- [GIVEN DATA]:
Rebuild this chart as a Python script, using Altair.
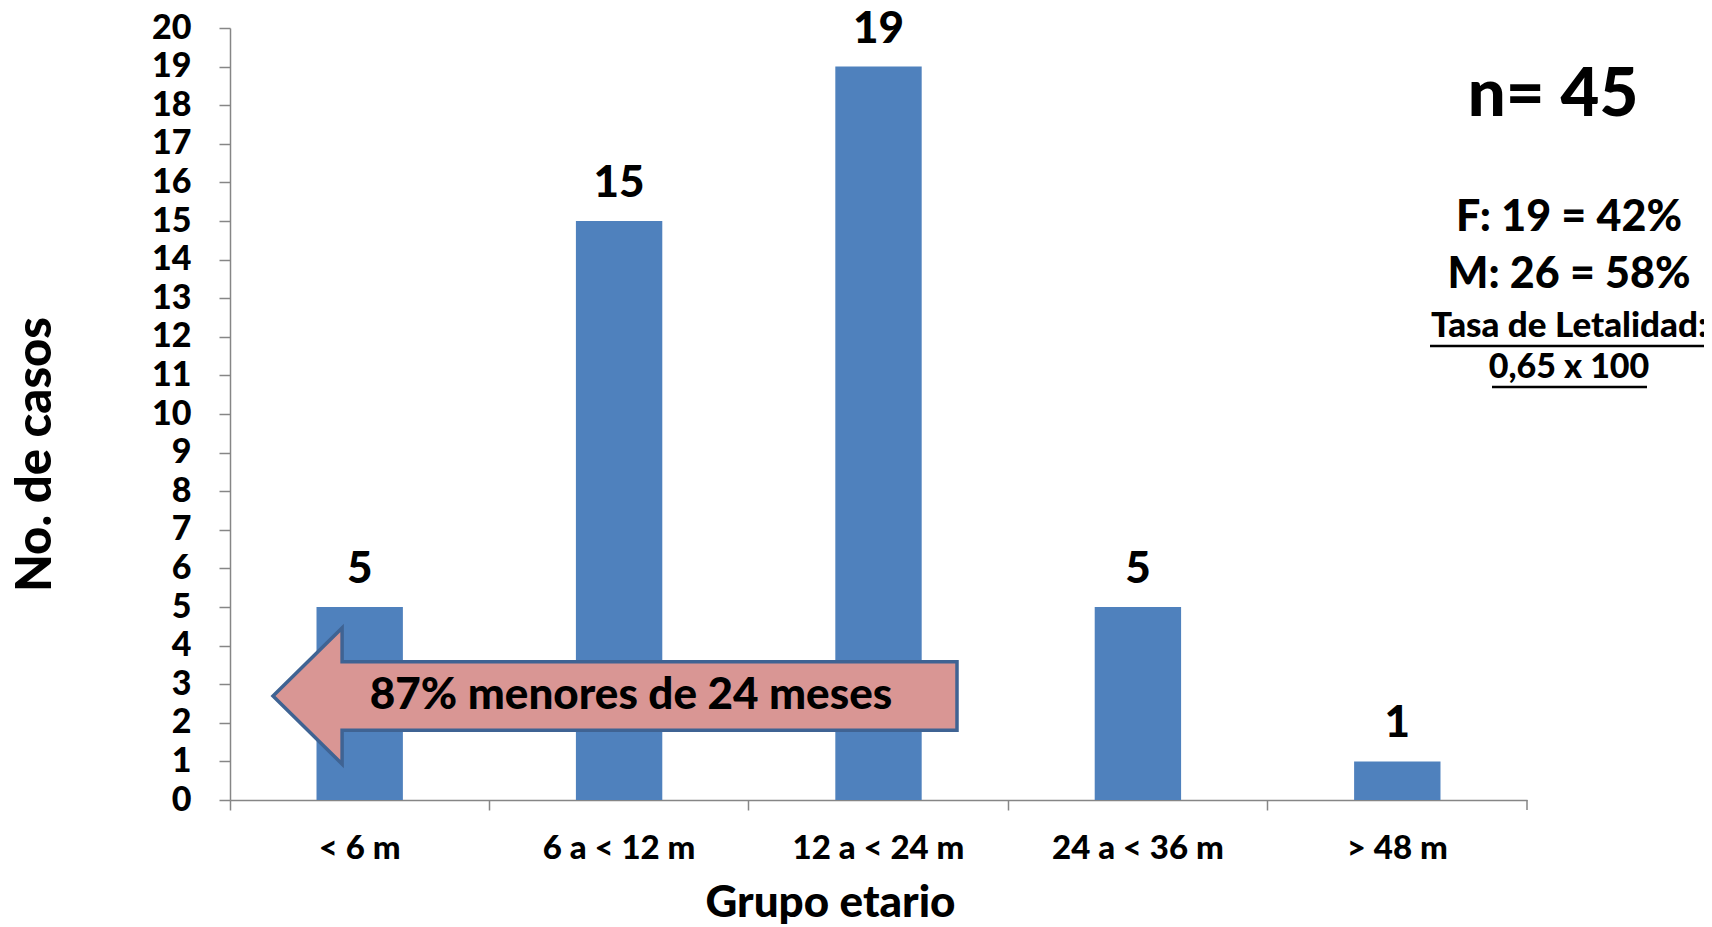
import altair as alt
import pandas as pd

# ---- data ----
categories = ["< 6 m", "6 a < 12 m", "12 a < 24 m", "24 a < 36 m", "> 48 m"]
casos = [5, 15, 19, 5, 1]
y_ticks = list(range(0, 21))

info_big = ["n= 45"]
info_mid = ["F: 19 = 42%", "M: 26 = 58%"]
info_small = ["Tasa de Letalidad:", "0,65 x 100"]
arrow_text = ["87% menores de 24 meses"]

FONT = "Lato"
WT = 900
W, H = 1297, 772
BAR = "#4F81BD"
AX = "#868686"

df = pd.DataFrame({"grupo": categories, "casos": casos})

x_enc = alt.X(
    "grupo:N",
    sort=categories,
    scale=alt.Scale(paddingInner=0, paddingOuter=0),
    axis=alt.Axis(
        title="Grupo etario",
        titleFont=FONT, titleFontSize=44, titleFontWeight=WT, titleColor="black",
        titleX=600, titleY=103, titleBaseline="middle", titleAlign="center",
        labelFont=FONT, labelFontSize=33, labelFontWeight=WT, labelColor="black",
        labelAngle=0, labelBaseline="middle", labelPadding=38,
        bandPosition=0, tickSize=10, tickColor=AX, tickWidth=1.5,
        domainColor=AX, domainWidth=1.5, labelFlush=False, labelOverlap=False,
    ),
)
y_enc = alt.Y(
    "casos:Q",
    scale=alt.Scale(domain=[0, 20], nice=False),
    axis=alt.Axis(
        values=y_ticks,
        title="No. de casos",
        titleFont=FONT, titleFontSize=49, titleFontWeight=WT, titleColor="black",
        titleX=-195, titleY=426, titleBaseline="middle", titleAlign="center", titleAngle=-90,
        labelFont=FONT, labelFontSize=34, labelFontWeight=WT, labelColor="black",
        labelPadding=28, tickSize=11, tickColor=AX, tickWidth=1.5,
        domainColor=AX, domainWidth=1.5, grid=False, labelFlush=False,
        labelOverlap=False, labelSeparation=0, labelBound=False,
    ),
)

base = alt.Chart(df)
bars = base.mark_bar(color=BAR, width=alt.RelativeBandSize(0.333)).encode(x=x_enc, y=y_enc)
labels = base.mark_text(
    font=FONT, fontSize=44, fontWeight=WT, color="black", baseline="middle", dy=-37
).encode(x=x_enc, y=y_enc, text="casos:Q")

# closing tick at the right end of the category axis
end_tick = alt.Chart(pd.DataFrame({"k": [0]})).mark_rule(color=AX, strokeWidth=1.5).encode(
    x=alt.value(W), y=alt.value(H), y2=alt.value(H + 10)
)

# arrow
arrow_path = "M -1 0 L -0.798 -0.199 L -0.798 -0.1 L 1 -0.1 L 1 0.1 L -0.798 0.1 L -0.798 0.199 Z"
arrow = alt.Chart(pd.DataFrame({"t": arrow_text})).mark_point(
    shape=arrow_path, filled=True, fill="#D99694", fillOpacity=1,
    stroke="#3F6393", strokeWidth=3.5, size=684 * 684, opacity=1,
).encode(x=alt.value(385), y=alt.value(668))
arrow_lbl = alt.Chart(pd.DataFrame({"t": arrow_text})).mark_text(
    font=FONT, fontSize=44, fontWeight=WT, color="black", baseline="middle", align="center"
).encode(x=alt.value(401), y=alt.value(668), text="t:N")

# right-side annotations
def txt(t, size, x, y):
    return alt.Chart(pd.DataFrame({"t": [t]})).mark_text(
        font=FONT, fontSize=size, fontWeight=WT, color="black", baseline="middle", align="center"
    ).encode(x=alt.value(x), y=alt.value(y), text="t:N")

n_txt = txt(info_big[0], 67, 1323, 68)
f_txt = txt(info_mid[0], 43, 1339, 190)
m_txt = txt(info_mid[1], 43, 1339, 247)
tasa_txt = txt(info_small[0], 35, 1339, 298)
val_txt = txt(info_small[1], 34, 1339, 340)
ul1 = alt.Chart(pd.DataFrame({"k": [0]})).mark_rule(color="black", strokeWidth=2.5).encode(
    x=alt.value(1200), x2=alt.value(1479), y=alt.value(318)
)
ul2 = alt.Chart(pd.DataFrame({"k": [0]})).mark_rule(color="black", strokeWidth=2.5).encode(
    x=alt.value(1262), x2=alt.value(1417), y=alt.value(359)
)

chart = (
    alt.layer(bars, labels, end_tick, arrow, arrow_lbl, n_txt, f_txt, m_txt, tasa_txt, val_txt, ul1, ul2)
    .properties(
        width=W, height=H,
        autosize=alt.AutoSizeParams(type="none"),
        padding={"left": 222, "top": 20, "right": 177, "bottom": 126},
        background="white",
    )
    .configure_view(stroke=None)
    .configure_axis(labelOverlap=False)
)

chart.save("out.html", embed_options={"renderer": "svg", "actions": False})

- [DO THIS]:
All of the lines above should be printed exactly, minus the pictures.

- [OUTPUT FOR THIS TASK]:
Rebuild this chart as a Python script, using Altair.
import altair as alt
import pandas as pd

# ---- data ----
categories = ["< 6 m", "6 a < 12 m", "12 a < 24 m", "24 a < 36 m", "> 48 m"]
casos = [5, 15, 19, 5, 1]
y_ticks = list(range(0, 21))

info_big = ["n= 45"]
info_mid = ["F: 19 = 42%", "M: 26 = 58%"]
info_small = ["Tasa de Letalidad:", "0,65 x 100"]
arrow_text = ["87% menores de 24 meses"]

FONT = "Lato"
WT = 900
W, H = 1297, 772
BAR = "#4F81BD"
AX = "#868686"

df = pd.DataFrame({"grupo": categories, "casos": casos})

x_enc = alt.X(
    "grupo:N",
    sort=categories,
    scale=alt.Scale(paddingInner=0, paddingOuter=0),
    axis=alt.Axis(
        title="Grupo etario",
        titleFont=FONT, titleFontSize=44, titleFontWeight=WT, titleColor="black",
        titleX=600, titleY=103, titleBaseline="middle", titleAlign="center",
        labelFont=FONT, labelFontSize=33, labelFontWeight=WT, labelColor="black",
        labelAngle=0, labelBaseline="middle", labelPadding=38,
        bandPosition=0, tickSize=10, tickColor=AX, tickWidth=1.5,
        domainColor=AX, domainWidth=1.5, labelFlush=False, labelOverlap=False,
    ),
)
y_enc = alt.Y(
    "casos:Q",
    scale=alt.Scale(domain=[0, 20], nice=False),
    axis=alt.Axis(
        values=y_ticks,
        title="No. de casos",
        titleFont=FONT, titleFontSize=49, titleFontWeight=WT, titleColor="black",
        titleX=-195, titleY=426, titleBaseline="middle", titleAlign="center", titleAngle=-90,
        labelFont=FONT, labelFontSize=34, labelFontWeight=WT, labelColor="black",
        labelPadding=28, tickSize=11, tickColor=AX, tickWidth=1.5,
        domainColor=AX, domainWidth=1.5, grid=False, labelFlush=False,
        labelOverlap=False, labelSeparation=0, labelBound=False,
    ),
)

base = alt.Chart(df)
bars = base.mark_bar(color=BAR, width=alt.RelativeBandSize(0.333)).encode(x=x_enc, y=y_enc)
labels = base.mark_text(
    font=FONT, fontSize=44, fontWeight=WT, color="black", baseline="middle", dy=-37
).encode(x=x_enc, y=y_enc, text="casos:Q")

# closing tick at the right end of the category axis
end_tick = alt.Chart(pd.DataFrame({"k": [0]})).mark_rule(color=AX, strokeWidth=1.5).encode(
    x=alt.value(W), y=alt.value(H), y2=alt.value(H + 10)
)

# arrow
arrow_path = "M -1 0 L -0.798 -0.199 L -0.798 -0.1 L 1 -0.1 L 1 0.1 L -0.798 0.1 L -0.798 0.199 Z"
arrow = alt.Chart(pd.DataFrame({"t": arrow_text})).mark_point(
    shape=arrow_path, filled=True, fill="#D99694", fillOpacity=1,
    stroke="#3F6393", strokeWidth=3.5, size=684 * 684, opacity=1,
).encode(x=alt.value(385), y=alt.value(668))
arrow_lbl = alt.Chart(pd.DataFrame({"t": arrow_text})).mark_text(
    font=FONT, fontSize=44, fontWeight=WT, color="black", baseline="middle", align="center"
).encode(x=alt.value(401), y=alt.value(668), text="t:N")

# right-side annotations
def txt(t, size, x, y):
    return alt.Chart(pd.DataFrame({"t": [t]})).mark_text(
        font=FONT, fontSize=size, fontWeight=WT, color="black", baseline="middle", align="center"
    ).encode(x=alt.value(x), y=alt.value(y), text="t:N")

n_txt = txt(info_big[0], 67, 1323, 68)
f_txt = txt(info_mid[0], 43, 1339, 190)
m_txt = txt(info_mid[1], 43, 1339, 247)
tasa_txt = txt(info_small[0], 35, 1339, 298)
val_txt = txt(info_small[1], 34, 1339, 340)
ul1 = alt.Chart(pd.DataFrame({"k": [0]})).mark_rule(color="black", strokeWidth=2.5).encode(
    x=alt.value(1200), x2=alt.value(1479), y=alt.value(318)
)
ul2 = alt.Chart(pd.DataFrame({"k": [0]})).mark_rule(color="black", strokeWidth=2.5).encode(
    x=alt.value(1262), x2=alt.value(1417), y=alt.value(359)
)

chart = (
    alt.layer(bars, labels, end_tick, arrow, arrow_lbl, n_txt, f_txt, m_txt, tasa_txt, val_txt, ul1, ul2)
    .properties(
        width=W, height=H,
        autosize=alt.AutoSizeParams(type="none"),
        padding={"left": 222, "top": 20, "right": 177, "bottom": 126},
        background="white",
    )
    .configure_view(stroke=None)
    .configure_axis(labelOverlap=False)
)

chart.save("out.html", embed_options={"renderer": "svg", "actions": False})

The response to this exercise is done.